As for me, I was looking for a third-party gut check on a new novel called RACE CARD. Though the group was not aware of this, I was a bit gun-shy about sharing the work with them or anyone for that matter. Once very excited about it, I encountered what the late, great Dorothea Brande calls a "tooth and fang" reviewer in an online writing group who had totally shaken my confidence in the project. Thanks to my discerning group, I'm happy to report that after today's reading, my confidence has been restored.

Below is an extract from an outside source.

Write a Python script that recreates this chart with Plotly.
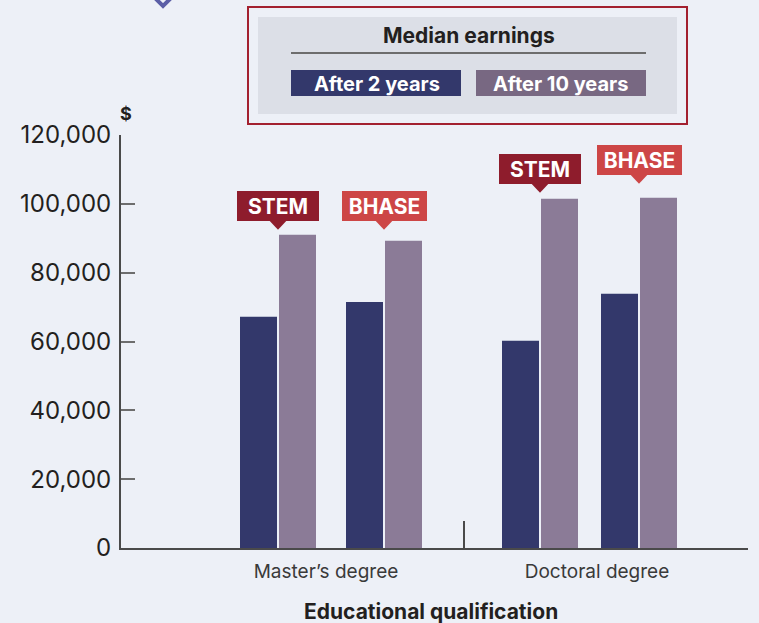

The group's encouragement recharged my batteries, giving me all the wherewithal I could ever hope to gain to continue writing the book and press toward finishing it.
According to The Writing Center at the University of North Carolina at Chapel Hill, even informal meetings among writers who trust one another can be productive:
Sometimes encouragement and the knowledge that others are interested in and committed to your work and your progress as a writer can be just as helpful as [formal] feedback.Writing is a lonely pursuit. For natural extroverts like me, it can be disarmingly quiet living in your own head, which is what you have to do during the writing process. Sharing my ambitions for my capstone, vetting my WIP in front of writing colleagues I trust was just the shot in the arm I needed to press on, in spite of the setbacks and rejections every writer working to be published encounters.